Though steel pistons have been used primarily in heavy-duty engines as well as some high performance marine engines, it is possible that steel pistons may eventually find their way into light truck high performance diesel engines, too. Except for some experimental pistons, steel pistons for light truck diesels are not yet available in the aftermarket.
As diesel engines continue to evolve, so do the piston designs that are used in subsequent generations of the same engine. On Ford 6.9L and 7.3L Powerstroke diesel engines, four different piston configurations have been used from 1992 to 2004. These include the 6.9L non-turbo piston, a 7.3L non-turbo piston, a 7.3L turbo piston with a significantly larger diameter wrist pin for added strength, and a 7.3L direct injection turbo piston with a recessed combustion chamber in the top of the piston. Another difference is that the non-turbo pistons in the 1994 to 1998.5 7.3L engines were mated to conventional forged steel rods. On the newer 1998.5 to 2004 7.3L engines, the small end of the connecting rods and the piston pin bosses are tapered to provide greater support for wrist pin. The rods are also powder metal with cracked caps.

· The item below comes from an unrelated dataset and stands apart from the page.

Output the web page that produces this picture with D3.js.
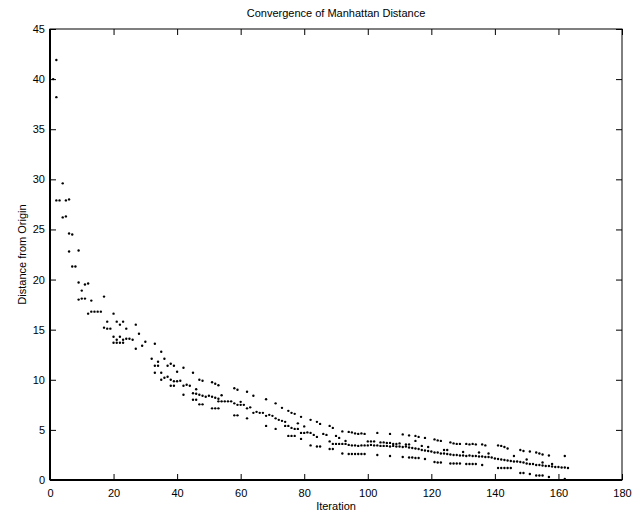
<!DOCTYPE html>
<html>
<head>
<meta charset="utf-8">
<script src="https://cdn.jsdelivr.net/npm/d3@7"></script>
<style>
  body { margin: 0; background: #fff; }
  svg { display: block; font-family: "Liberation Sans", Arial, Helvetica, sans-serif; }
  .tick text { font-size: 11px; fill: #000; }
</style>
</head>
<body>
<div id="vis"></div>
<script>
// iterations 1..33, the steep first drop
var earlyPoints = [
  [1,40.0],[2,41.9],[2,38.2],
  [4,29.6],[2,27.9],[3,27.9],[5,27.9],[6,28.0],
  [4,26.2],[5,26.3],[6,24.6],[7,24.5],[6,22.8],[9,22.9],
  [7,21.3],[8,21.3],[9,19.7],[10,18.9],[11,19.5],[12,19.6],
  [9,18.0],[10,18.1],[11,18.1],[13,17.9],[17,18.3],
  [12,16.6],[13,16.8],[14,16.8],[15,16.8],[16,16.8],[20,16.6],
  [18,15.8],[21,15.8],[23,15.8],[22,15.5],[24,15.1],[27,15.5],
  [17,15.2],[18,15.1],[19,15.1],
  [20,14.3],[22,14.3],
  [21,14.0],[23,14.0],[24,14.1],[25,14.1],[26,14.0],
  [20,13.7],[21,13.7],[22,13.7],[23,13.7],
  [28,14.6],[30,13.8],[29,13.4],[27,13.1],[33,13.6]
];

// iterations 32..75
var midPoints = [
  [32,12.1],[35,12.8],[36,12.1],[34,11.8],[33,11.4],[34,11.4],
  [37,11.4],[38,11.6],[39,11.4],[42,11.2],
  [33,10.7],[35,10.7],[40,10.8],[45,10.7],
  [36,10.2],[37,10.3],[35,10.0],[38,10.0],[39,9.85],[40,9.85],[41,9.9],
  [47,10.0],[48,9.9],[51,9.75],[52,9.6],[53,9.45],
  [38,9.4],[39,9.4],[42,9.4],[43,9.5],[44,9.4],
  [58,9.15],[59,9.0],[46,9.05],[62,8.8],[42,8.5],
  [45,8.65],[46,8.6],[47,8.5],[48,8.4],[49,8.3],[50,8.4],[51,8.3],[52,8.2],[53,8.1],
  [54,8.45],[64,8.4],
  [53,7.85],[54,7.85],[55,7.85],[56,7.85],[57,7.85],
  [45,8.0],[46,8.0],
  [58,7.65],[59,7.5],[60,7.5],[61,7.5],[60,7.8],
  [68,8.05],[71,7.65],[47,7.55],[48,7.55],
  [62,7.15],[63,7.25],[64,6.7],[65,6.8],[66,6.7],[67,6.7],
  [51,7.15],[52,7.15],[53,7.15],
  [68,6.4],[69,6.5],[70,6.4],[73,7.2],
  [58,6.45],[59,6.45],[62,6.15],
  [71,6.15],[72,6.0],[73,5.9],[74,5.8],
  [68,5.4],[71,5.1]
];

// iterations 74..116
var latePoints = [
  [75,6.9],[76,6.7],[77,6.6],[79,6.3],[82,6.0],[84,5.8],[85,5.6],[88,5.4],[89,5.2],[92,4.85],
  [94,4.8],[95,4.75],[96,4.65],[97,4.6],[98,4.65],[99,4.6],
  [103,4.7],[107,4.6],[111,4.55],[113,4.45],[115,4.4],[116,4.3],
  [74,5.4],[75,5.4],[76,5.2],[77,5.1],[78,5.1],[78,5.65],[80,5.35],
  [79,4.7],[80,4.7],[81,4.75],[82,4.7],[83,4.5],[84,4.3],[86,4.6],[87,4.5],
  [75,4.4],[76,4.4],[77,4.4],[79,4.1],[88,3.85],[90,4.4],[91,4.2],[93,3.9],
  [89,3.6],[90,3.6],[91,3.6],[92,3.6],[93,3.6],
  [94,3.5],[95,3.45],[96,3.45],[97,3.4],[98,3.45],[99,3.45],[100,3.45],[101,3.5],
  [102,3.45],[103,3.45],[104,3.4],[105,3.4],[106,3.4],[107,3.35],[108,3.4],[109,3.35],
  [110,3.35],[111,3.3],[112,3.35],[113,3.25],[114,3.2],[115,3.15],[116,3.1],
  [100,3.85],[101,3.85],[102,3.85],[104,3.75],[105,3.75],[106,3.7],[107,3.7],
  [108,3.6],[109,3.6],[110,3.65],[112,3.55],[113,3.55],[115,3.9],
  [82,3.45],[84,3.35],[85,3.35],[88,3.1],[89,3.1],
  [92,2.65],[94,2.6],[95,2.6],[96,2.6],[97,2.6],[98,2.6],[99,2.6],
  [103,2.5],[107,2.4],[111,2.3],[113,2.25],[114,2.25],[115,2.2],[116,2.2]
];

// iterations 117..163
var tailPoints = [
  [118,4.2],[121,4.05],[122,3.95],[123,3.9],[126,3.75],[127,3.65],[128,3.6],[129,3.6],
  [131,3.6],[132,3.55],[133,3.6],[134,3.55],[136,3.55],[137,3.45],
  [141,3.45],[142,3.4],[143,3.3],[144,3.15],[148,3.0],[149,2.9],[151,2.85],
  [153,2.75],[154,2.65],[155,2.55],[157,2.45],[162,2.4],
  [117,3.0],[118,2.95],[119,2.9],[120,2.85],[121,2.75],[122,2.75],[123,2.65],[124,2.65],
  [125,2.6],[126,2.55],[127,2.5],[128,2.5],[129,2.45],[130,2.45],[131,2.4],[132,2.45],
  [133,2.4],[134,2.4],[135,2.35],[136,2.35],[137,2.3],[138,2.3],[139,2.25],[140,2.15],
  [141,2.1],[142,2.05],[143,2.0],[144,1.95],[145,1.9],[146,1.85],[147,1.85],[148,1.8],
  [149,1.75],[150,1.65],[151,1.6],[152,1.6],[153,1.5],[154,1.5],[155,1.45],[156,1.4],
  [157,1.4],[158,1.35],[159,1.3],[160,1.3],[161,1.25],[162,1.25],[163,1.2],
  [117,3.4],[119,3.3],[124,3.0],[125,3.0],[130,2.8],[135,2.75],[138,2.65],
  [146,2.4],[150,2.05],[155,1.75],[158,1.6],
  [118,2.1],[121,1.8],[122,1.75],[123,1.75],[126,1.65],[127,1.65],[128,1.65],[129,1.65],
  [131,1.6],[132,1.6],[133,1.6],[134,1.6],[136,1.5],
  [141,1.2],[142,1.2],[143,1.2],[144,1.2],[145,1.2],
  [148,0.7],[149,0.7],[151,0.6],[153,0.45],[154,0.45],[155,0.45],[157,0.3],[162,0.1]
];

var xTicks = [0,20,40,60,80,100,120,140,160,180];
var yTicks = [0,5,10,15,20,25,30,35,40,45];

var allPoints = earlyPoints.concat(midPoints, latePoints, tailPoints);

var W = 644, H = 512;
var margin = {top:29, right:22, bottom:32, left:50},
    width = W - margin.left - margin.right,
    height = H - margin.top - margin.bottom;

var svg = d3.select("#vis")
    .append("svg")
    .attr("width", W)
    .attr("height", H);

svg.append("rect").attr("width", W).attr("height", H).attr("fill", "#fff");

var x = d3.scaleLinear().domain([0, 180]).range([0, width]);
var y = d3.scaleLinear().domain([0, 45]).range([height, 0]);

var g = svg.append("g")
    .attr("transform", "translate(" + margin.left + "," + margin.top + ")");

// axes, ticks pointing inward like matlab
g.append("g")
    .attr("transform", "translate(0," + height + ")")
    .call(d3.axisBottom(x).tickValues(xTicks).tickSize(-6).tickPadding(9));
g.append("g")
    .call(d3.axisTop(x).tickValues(xTicks).tickSize(-6).tickFormat(""));
g.append("g")
    .call(d3.axisLeft(y).tickValues(yTicks).tickSize(-6).tickPadding(5));
g.append("g")
    .attr("transform", "translate(" + width + ",0)")
    .call(d3.axisRight(y).tickValues(yTicks).tickSize(-6).tickFormat(""));

g.selectAll(".domain").remove();
g.selectAll(".tick line").attr("stroke", "#000");

// box
g.append("rect")
    .attr("width", width).attr("height", height)
    .attr("fill", "none").attr("stroke", "#000").attr("stroke-width", 1);
g.append("line").attr("x1", 0).attr("x2", width).attr("y1", height).attr("y2", height)
    .attr("stroke", "#000").attr("stroke-width", 2);
g.append("line").attr("x1", 0).attr("x2", 0).attr("y1", 0).attr("y2", height)
    .attr("stroke", "#000").attr("stroke-width", 2);

// points
g.append("g").selectAll("circle")
    .data(allPoints)
    .enter()
    .append("circle")
    .attr("cx", function(d) { return x(d[0]); })
    .attr("cy", function(d) { return y(d[1]); })
    .attr("r", 1.2)
    .attr("fill", "#000");

// labels
svg.append("text")
    .attr("x", margin.left + width/2).attr("y", 17)
    .attr("text-anchor", "middle").attr("font-size", 11)
    .text("Convergence of Manhattan Distance");

svg.append("text")
    .attr("x", margin.left + width/2).attr("y", 510)
    .attr("text-anchor", "middle").attr("font-size", 11)
    .text("Iteration");

svg.append("text")
    .attr("transform", "translate(26," + (margin.top + height/2) + ") rotate(-90)")
    .attr("text-anchor", "middle").attr("font-size", 11)
    .text("Distance from Origin");
</script>
</body>
</html>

One of the problems often seen on 1994 to 1997 7.3L Powerstroke engines is cylinder and ring wear due to dirt contamination. The stock Ford air cleaner didn’t seal well and could leak, allowing unfiltered air to be sucked into the engine. The OEM air filter also has a barely adequate filter capacity for this engine. Larger capacity aftermarket filter kits are available for these engines, and should be recommended if evidence of cylinder and ring wear due to dirt is found.
Piston Failure Analysis
When you tear down a diesel engine and find debris embedded in the tops of the pistons, or dents or dings in the piston crowns, it means the engine ingested some kind of contaminants. It may be the fault of the turbocharger, the intercooler, or a missing or damaged air filter or intake ductwork. There’s no guarantee the same thing won’t happen a second time, so these components need to be carefully inspected and cleaned before the engine is rebuilt, installed and fired up.
If you find a piston with the impression of a valve stamped into the top of it, the engine may have had a valve sticking problem. This can be caused by a buildup of fuel deposits on the valve stems from prolonged idling. The buildup of fuel deposits is called “wet stacking” and it can be prevented by adding a fuel conditioner to the fuel tank and/or be installing an idle speed controller that kicks up the idle speed if the engine is left idling for a period of time.
Blue smoke coming out of the tailpipe is a classic indication of oil entering the combustion chamber past worn valve guides, or worn, cracked, broken or improperly installed piston rings. But before you take an engine back on a warranty claim for oil consumption, keep in mind the oil may also be coming from leaky turbocharger seals. The presence of any liquid oil in the exhaust would indicate the turbo as the most likely culprit. The turbo plumbing should also be inspected for leaks if the engine lacks normal power because boost pressure on the inlet side of the turbo helps seal the inlet seal in the turbo housing.
High engine oil consumption in a diesel can also be caused by leaky fuel injector O-rings. Oil is used to pressurize the injectors, and if the O-rings that allow oil to mix with the fuel and be routed back to the fuel tank.